Graham Doyle

Personal information
- Date of birth: 19 January 1974 (age 51)
- Place of birth: Dublin, Ireland
- Position(s): Defender/midfielder

Senior career*
- Years: Team / Apps / (Gls)
- 1996–1998: Home Farm / 45 / (20)
- 1998–1999: Shelbourne / 7 / (0)
- 1999–2001: Bohemians / 55 / (8)
- 1999: → Crusaders (loan) / 7 / (1)
- 2001: → Newry Town (loan) / 10 / (4)
- 2001–2002: Dublin City / 35 / (12)
- 2002–2006: Monaghan United / 68 / (20)

= Graham Doyle =

Irish soccer player

Graham Doyle (born 19 January 1974) is an Irish public servant and former soccer player, who was born in Dublin.

==Career==
Doyle started his League of Ireland football career with Home Farm Everton in 1996. He had previously played for Cherry Orchard F.C. where he won the FAI Junior Cup, the Leinster Junior Cup and the Leinster Senior League in 1994–95. He played 45 league games for Home Farm Everton F.C., scoring 20 goals before moving on to Shelbourne. Roddy Collins signed him for Bohemians in December 1998 and he scored his first goals for the club a month later with a brace in a 4-0 FAI Cup win over Waterford United. He played 55 league games for Bohemians scoring 8 goals. He was loaned out to Crusaders during the 1999/2000 season to recover from injury but returned in time to be part of Bohs' squad for the 2000 FAI Cup Final. He was a member of the 2001 double winning Bohemians squad.

A strong central defender or midfielder with an eye for goal, he later had spells at Dublin City where he played 35 league games and scored 12 goals and Monaghan United where he played 68 league games and scored 20 goals.

Doyle managed Dublin side Moyle Park F.C. from 2006 to 2008, and spent the 2008-09 as assistant manager of Monaghan United. He is the Director of Coaching at Dunboyne AFC.

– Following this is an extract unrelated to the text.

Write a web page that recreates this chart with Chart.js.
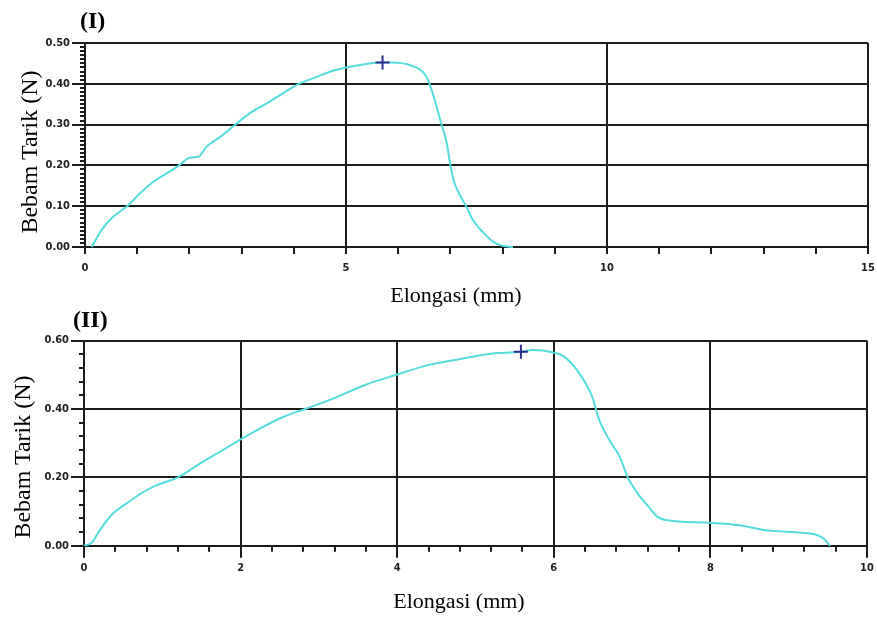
<!DOCTYPE html>
<html>
<head>
<meta charset="utf-8">
<script src="https://cdn.jsdelivr.net/npm/chart.js@4.4.1/dist/chart.umd.min.js"></script>
<style>
  html, body { margin: 0; padding: 0; background: #fff; }
  body { width: 877px; height: 617px; position: relative; overflow: hidden; }
  .wrap { position: absolute; left: 0; width: 877px; }
  .lbl { position: absolute; font-family: 'Liberation Serif', 'Times New Roman', serif; font-weight: bold; font-size: 24px; line-height: 24px; color: #000; }
  .ax { position: absolute; font-family: 'Liberation Serif', 'Times New Roman', serif; color: #000; white-space: nowrap; line-height: 1; }
  .ay { font-size: 24px; transform: translate(-50%, -50%) rotate(-90deg); }
  .axx { font-size: 22px; transform: translate(-50%, -50%); }
</style>
</head>
<body>
<div class="wrap" style="top:0;height:310px;"><canvas id="c1" width="877" height="310"></canvas></div>
<div class="wrap" style="top:310px;height:307px;"><canvas id="c2" width="877" height="307"></canvas></div>
<div class="lbl" style="left:80px;top:8px;">(I)</div>
<div class="lbl" style="left:73px;top:307px;">(II)</div>
<div class="ax ay" id="yt1" style="left:29px;top:152px;"></div>
<div class="ax axx" id="xt1" style="left:456px;top:295px;"></div>
<div class="ax ay" id="yt2" style="left:22px;top:457px;"></div>
<div class="ax axx" id="xt2" style="left:459px;top:601px;"></div>
<script>
// ---------- DATA ----------
const elongI = [0.13,0.32,0.54,0.80,1.05,1.31,1.56,1.79,2.01,2.17,2.33,2.59,2.87,3.16,3.48,3.80,4.05,4.44,4.75,5.00,5.36,5.70,5.85,6.22,6.50,6.60,6.70,6.83,6.93,7.00,7.07,7.20,7.30,7.43,7.64,7.83,8.00,8.20];
const loadI  = [0.000,0.042,0.074,0.099,0.131,0.160,0.180,0.199,0.219,0.221,0.246,0.270,0.299,0.328,0.352,0.377,0.397,0.417,0.432,0.440,0.448,0.452,0.452,0.446,0.425,0.400,0.360,0.300,0.255,0.200,0.160,0.123,0.100,0.066,0.034,0.012,0.003,0.000];
const peakI = [5.70, 0.452];

const elongII = [0.00,0.10,0.20,0.37,0.54,0.76,0.93,1.05,1.20,1.48,1.73,1.98,2.25,2.55,2.84,3.18,3.59,3.98,4.39,4.79,5.15,5.58,5.73,5.99,6.13,6.31,6.49,6.58,6.71,6.85,6.94,7.07,7.21,7.32,7.43,7.99,8.37,8.68,9.08,9.32,9.44,9.53];
const loadII  = [0.000,0.009,0.045,0.094,0.123,0.157,0.177,0.187,0.200,0.240,0.274,0.308,0.343,0.377,0.401,0.430,0.470,0.499,0.528,0.545,0.560,0.567,0.572,0.565,0.553,0.509,0.436,0.368,0.309,0.256,0.202,0.153,0.114,0.085,0.075,0.067,0.060,0.046,0.039,0.034,0.022,0.000];
const peakII = [5.58, 0.567];

const xTicksI = [0, 5, 10, 15];
const yTicksI = [0.00, 0.10, 0.20, 0.30, 0.40, 0.50];
const xTicksII = [0, 2, 4, 6, 8, 10];
const yTicksII = [0.00, 0.20, 0.40, 0.60];

const xTitle = 'Elongasi (mm)';
const yTitle = 'Bebam Tarik (N)';

document.getElementById('yt1').textContent = yTitle;
document.getElementById('yt2').textContent = yTitle;
document.getElementById('xt1').textContent = xTitle;
document.getElementById('xt2').textContent = xTitle;

// ---------- STYLE ----------
const LINE = '#55dcdc';
const MARK = '#2e2e92';
const GRID = '#1c1c1c';
const tickFont = { family: "'Liberation Sans Narrow', 'DejaVu Sans Condensed', sans-serif", size: 11, weight: 'bold' };

const minorTicks = {
  id: 'minorTicks',
  afterDatasetsDraw(chart, args, opts) {
    const ctx = chart.ctx;
    ctx.save();
    ctx.strokeStyle = GRID;
    ctx.lineWidth = 2;
    const xs = chart.scales.x, ys = chart.scales.y;
    const ca = chart.chartArea;
    for (let i = 0; ; i++) {
      const v = xs.min + i * opts.xStep;
      if (v > xs.max + 1e-9) break;
      const p = Math.round(xs.getPixelForValue(v));
      ctx.beginPath(); ctx.moveTo(p, ca.bottom); ctx.lineTo(p, ca.bottom + opts.xLen); ctx.stroke();
    }
    for (let i = 0; ; i++) {
      const v = ys.min + i * opts.yStep;
      if (v > ys.max + 1e-9) break;
      const p = Math.round(ys.getPixelForValue(v));
      ctx.beginPath(); ctx.moveTo(ca.left, p); ctx.lineTo(ca.left - opts.yLen, p); ctx.stroke();
    }
    ctx.restore();
  }
};

function makeChart(id, xs, ys, peak, xTicks, yTicks, cfg) {
  const pts = xs.map((x, i) => ({ x: x, y: ys[i] }));
  return new Chart(document.getElementById(id), {
    type: 'line',
    data: {
      datasets: [
        { type: 'scatter', data: [{ x: peak[0], y: peak[1] }], pointStyle: 'cross', pointRadius: 7, borderColor: MARK, backgroundColor: MARK, borderWidth: 2, clip: false },
        { data: pts, borderColor: LINE, borderWidth: 2, pointRadius: 0, tension: 0.35, cubicInterpolationMode: 'monotone', fill: false, clip: false }
      ]
    },
    options: {
      responsive: false,
      animation: false,
      events: [],
      layout: { padding: { top: cfg.padTop, right: cfg.padRight, left: 0, bottom: 0 } },
      plugins: { legend: { display: false }, tooltip: { enabled: false }, title: { display: false }, minorTicks: cfg.minor },
      scales: {
        x: {
          type: 'linear', min: xTicks[0], max: xTicks[xTicks.length - 1],
          afterBuildTicks: s => { s.ticks = xTicks.map(v => ({ value: v })); },
          afterFit: s => { s.height = cfg.xHeight; s.paddingLeft = 0; s.paddingRight = 0; },
          ticks: { font: tickFont, color: '#222', padding: cfg.xTickPad, maxRotation: 0, callback: v => String(v) },
          grid: { color: GRID, lineWidth: 2, tickLength: cfg.xTickLen, tickColor: GRID },
          border: { display: true, color: GRID, width: 2 },
          title: { display: false }
        },
        y: {
          type: 'linear', min: yTicks[0], max: yTicks[yTicks.length - 1],
          afterBuildTicks: s => { s.ticks = yTicks.map(v => ({ value: v })); },
          afterFit: s => { s.width = cfg.yWidth; s.paddingTop = 0; s.paddingBottom = 0; },
          ticks: { font: tickFont, color: '#222', padding: 2, callback: v => Number(v).toFixed(2) },
          grid: { color: GRID, lineWidth: 2, tickLength: 13, tickColor: GRID },
          border: { display: true, color: GRID, width: 2 },
          title: { display: false }
        }
      }
    },
    plugins: [minorTicks]
  });
}

makeChart('c1', elongI, loadI, peakI, xTicksI, yTicksI, {
  padTop: 43, padRight: 9, xHeight: 63, yWidth: 85, xTickPad: 8, xTickLen: 7,
  minor: { xStep: 1, yStep: 0.01, xLen: 7, yLen: 5 }
});
makeChart('c2', elongII, loadII, peakII, xTicksII, yTicksII, {
  padTop: 30.5, padRight: 10, xHeight: 71.3, yWidth: 84, xTickPad: 4, xTickLen: 12,
  minor: { xStep: 0.4, yStep: 0.04, xLen: 6, yLen: 5 }
});
</script>
</body>
</html>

Outside of football, Doyle is a public servant. He is a Deputy Commissioner and the Head of Corporate Affairs, Media and Communications with the Data Protection Commissioner. He was formerly Head of Communications and Research at the Garda Síochána Ombudsman Commission (GSOC) and the Student Universal Support Ireland (SUSI).